Key Risks from the 10-K
1. Tenant Concentration and Grocery Evolution
Regency's entire thesis depends on grocery anchors driving foot traffic. The 10-K acknowledges competition from "other retail properties, internet-based businesses, and other channels of distribution." As grocery delivery penetration grows, the traffic-driving power of physical grocery anchors may diminish over time.

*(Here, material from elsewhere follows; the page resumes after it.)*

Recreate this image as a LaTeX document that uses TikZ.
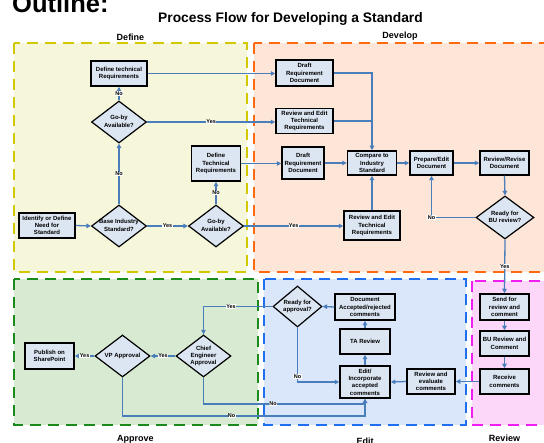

2. Straight-Line Rent Adjustments
The Core Operating Earnings reconciliation deducts $27.3 million in straight-line rent (compared to $23.0 million in 2024). Straight-line rent recognizes the average rent over a lease term in each period, rather than actual cash received. This creates a gap between GAAP revenue and cash revenue that grows as new leases with escalators are signed.

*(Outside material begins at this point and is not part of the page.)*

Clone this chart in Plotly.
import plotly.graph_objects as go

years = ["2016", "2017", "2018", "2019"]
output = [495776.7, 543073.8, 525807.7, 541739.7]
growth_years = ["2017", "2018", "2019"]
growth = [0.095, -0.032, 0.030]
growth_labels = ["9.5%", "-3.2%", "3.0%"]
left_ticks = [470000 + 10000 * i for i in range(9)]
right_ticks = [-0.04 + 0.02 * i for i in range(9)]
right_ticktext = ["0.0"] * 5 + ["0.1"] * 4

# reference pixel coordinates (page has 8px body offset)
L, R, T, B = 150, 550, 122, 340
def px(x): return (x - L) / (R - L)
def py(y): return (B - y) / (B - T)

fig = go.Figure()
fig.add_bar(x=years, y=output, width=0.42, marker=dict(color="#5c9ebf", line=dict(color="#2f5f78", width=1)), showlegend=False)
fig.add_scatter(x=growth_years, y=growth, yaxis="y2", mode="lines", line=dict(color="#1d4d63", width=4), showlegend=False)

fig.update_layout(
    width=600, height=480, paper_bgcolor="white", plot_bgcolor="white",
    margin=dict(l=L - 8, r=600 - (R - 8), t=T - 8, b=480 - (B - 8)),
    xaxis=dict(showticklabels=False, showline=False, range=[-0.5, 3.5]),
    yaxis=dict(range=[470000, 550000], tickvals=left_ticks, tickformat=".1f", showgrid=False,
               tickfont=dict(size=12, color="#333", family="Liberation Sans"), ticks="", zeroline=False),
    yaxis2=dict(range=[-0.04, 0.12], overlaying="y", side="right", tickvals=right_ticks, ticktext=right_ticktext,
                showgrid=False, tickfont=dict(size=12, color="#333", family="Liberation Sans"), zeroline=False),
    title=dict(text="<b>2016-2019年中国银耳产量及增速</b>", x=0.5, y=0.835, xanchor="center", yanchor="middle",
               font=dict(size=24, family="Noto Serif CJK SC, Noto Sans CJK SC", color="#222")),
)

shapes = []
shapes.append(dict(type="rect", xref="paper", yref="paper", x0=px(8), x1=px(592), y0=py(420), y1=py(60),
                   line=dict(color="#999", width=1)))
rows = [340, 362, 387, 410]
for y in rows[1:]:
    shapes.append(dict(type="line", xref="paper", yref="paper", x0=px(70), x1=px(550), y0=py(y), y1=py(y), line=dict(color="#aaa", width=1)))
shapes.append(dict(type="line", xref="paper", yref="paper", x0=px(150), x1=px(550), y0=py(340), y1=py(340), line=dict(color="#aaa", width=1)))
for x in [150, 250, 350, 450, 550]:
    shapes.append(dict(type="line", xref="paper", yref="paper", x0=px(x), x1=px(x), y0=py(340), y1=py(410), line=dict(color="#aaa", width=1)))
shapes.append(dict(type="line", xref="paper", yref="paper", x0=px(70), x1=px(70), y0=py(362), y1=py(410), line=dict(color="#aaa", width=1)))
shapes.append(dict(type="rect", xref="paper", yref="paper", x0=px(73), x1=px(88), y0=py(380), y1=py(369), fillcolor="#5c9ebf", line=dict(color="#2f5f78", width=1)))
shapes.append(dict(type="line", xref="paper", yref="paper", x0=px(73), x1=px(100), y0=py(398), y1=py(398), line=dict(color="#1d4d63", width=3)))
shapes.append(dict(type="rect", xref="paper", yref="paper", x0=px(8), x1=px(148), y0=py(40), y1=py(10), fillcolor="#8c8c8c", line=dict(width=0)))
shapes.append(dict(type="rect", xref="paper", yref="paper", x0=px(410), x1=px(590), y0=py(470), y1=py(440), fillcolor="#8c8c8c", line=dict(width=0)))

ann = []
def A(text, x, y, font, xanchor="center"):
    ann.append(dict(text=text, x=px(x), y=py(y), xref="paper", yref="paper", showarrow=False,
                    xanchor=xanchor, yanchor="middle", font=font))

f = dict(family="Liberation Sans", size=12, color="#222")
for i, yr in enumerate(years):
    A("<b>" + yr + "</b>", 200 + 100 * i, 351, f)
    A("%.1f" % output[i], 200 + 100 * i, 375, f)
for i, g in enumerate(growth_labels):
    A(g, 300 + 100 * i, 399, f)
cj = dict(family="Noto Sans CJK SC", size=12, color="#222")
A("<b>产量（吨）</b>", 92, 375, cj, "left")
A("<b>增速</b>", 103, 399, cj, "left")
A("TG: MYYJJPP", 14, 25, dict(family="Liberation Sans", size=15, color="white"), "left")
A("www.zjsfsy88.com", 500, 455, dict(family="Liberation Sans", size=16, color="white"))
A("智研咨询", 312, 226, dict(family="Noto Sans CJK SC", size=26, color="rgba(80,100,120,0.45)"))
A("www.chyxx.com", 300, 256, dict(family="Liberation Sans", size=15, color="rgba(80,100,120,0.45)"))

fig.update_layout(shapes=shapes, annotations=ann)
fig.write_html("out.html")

3. Acquisition Activity and Debt Growth
Total debt increased from $4.8 billion (FY2023) to $5.3 billion (FY2025) — a 12% increase over two years. The filing discloses acquisition activity through unconsolidated investment partnerships, with the company's share of partnership net income of $133.5 million. Off-balance-sheet exposure through joint ventures adds leverage that the consolidated balance sheet understates.

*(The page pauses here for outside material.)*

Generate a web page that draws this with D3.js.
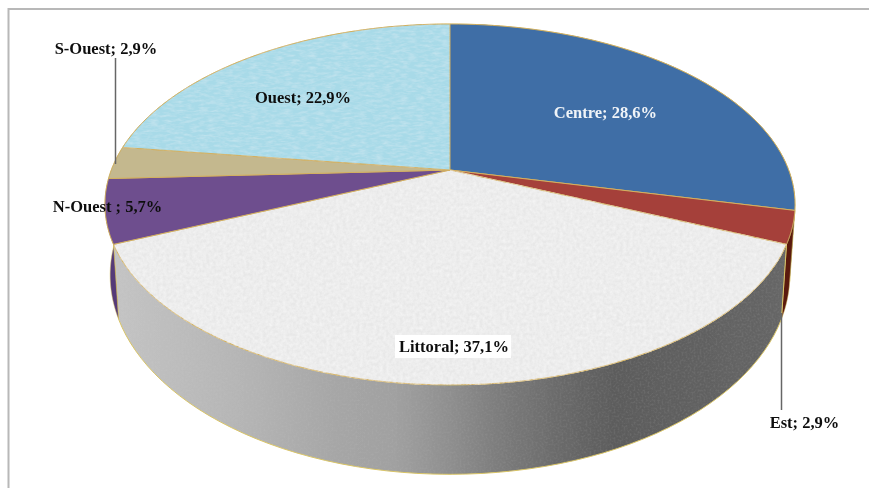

4. Merger Transition Costs
The FY2025 Core Operating Earnings reconciliation includes $7.7 million in "merger transition costs" — these are one-time items that do not appear in FY2024, suggesting integration activity from a recent or pending transaction. This warrants monitoring for further charges.
Summary
Grade: B. Clean books, growing FFO, moderate leverage.
Regency Centers demonstrates solid earnings quality across the screening framework. Nareit FFO grew 8.2%, AFFO grew 8.8%, and the M-Score of -2.50 shows no manipulation signals. The only quantitative concern is leverage at 4.6x Debt/EBITDA — slightly elevated but acceptable for a grocery-anchored REIT with predictable cash flows. DSO is stable at 49 days despite the AR-vs-revenue flag. The accruals ratio is clean at -2.3%, and SG&A discipline is excellent at 9.1% of gross profit.
The qualitative risks center on the long-term viability of the grocery-anchored shopping center model and the company's growing debt load from acquisition activity. Neither rises to the level of a red flag.
**Disclaimer**: This report is based on Regency Centers' FY2025 10-K filed with SEC EDGAR on February 13, 2026. This is NOT investment advice.